KERRY’S SPEECH

It struck me as a strong one on domestic issues. On energy independence, and protecting the Constitution, it was a winner. He looks like a potential president. But it was deeply worrying in one respect. The war on terror was barely mentioned. This on a day of appalling carnage in Iraq. I fear this man simply doesn’t get it. No one should support him for the highest office in the land until he proves he understands our enemy; and demonstrates that he will get up every day in the Oval Office to see how he can take the fight to the Islamists. I don’t see that fire right now. In fact, I don’t even see a flicker. It’s a deal-breaker for me. (Just as attacking civil rights and playing politics with the Constitution is a deal-breaker as far as Bush is concerned.) Kerry has several months to prove otherwise. But it wasn’t an auspicious start.

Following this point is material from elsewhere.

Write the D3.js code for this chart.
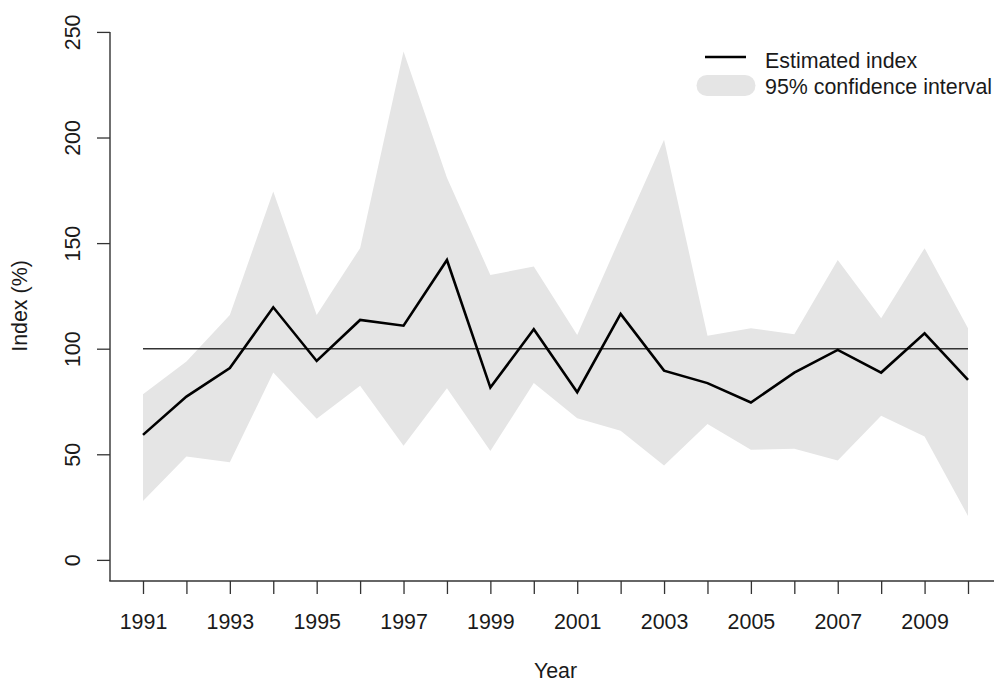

A LEGEND RETIRES: I grew up listening to Alistair Cooke’s peerless “Letter from America.” I had a ritual. On Friday nights after I got back from school (I had an hour and a half commute on public transportation every day), I’d have dinner and then slink upstairs to take a long bath. Cooke’s letter lasted the length of my bath: fifteen minutes. By then, the water was getting cold and my siblings were banging on the door. It was an oasis of calm, fascination, and piercing intelligence. How he sustained that quality for so long is awe-inspiring. He was still at it in his 90s, until he retired this week. He gave me my first understanding of America – that great, mysterious giant that loomed across an ocean. And I will always be grateful. He is irreplaceable. But his example of translating this wonderful and completely baffling place to the British has been an inspiration for me as I write each week for the Sunday Times in London. He made me understand what a privilege it is to convey something of this country’s diversity, paradox and exhilarating energy. And how impossible it is to come close to his wit, erudition and extraordinarily good judgment.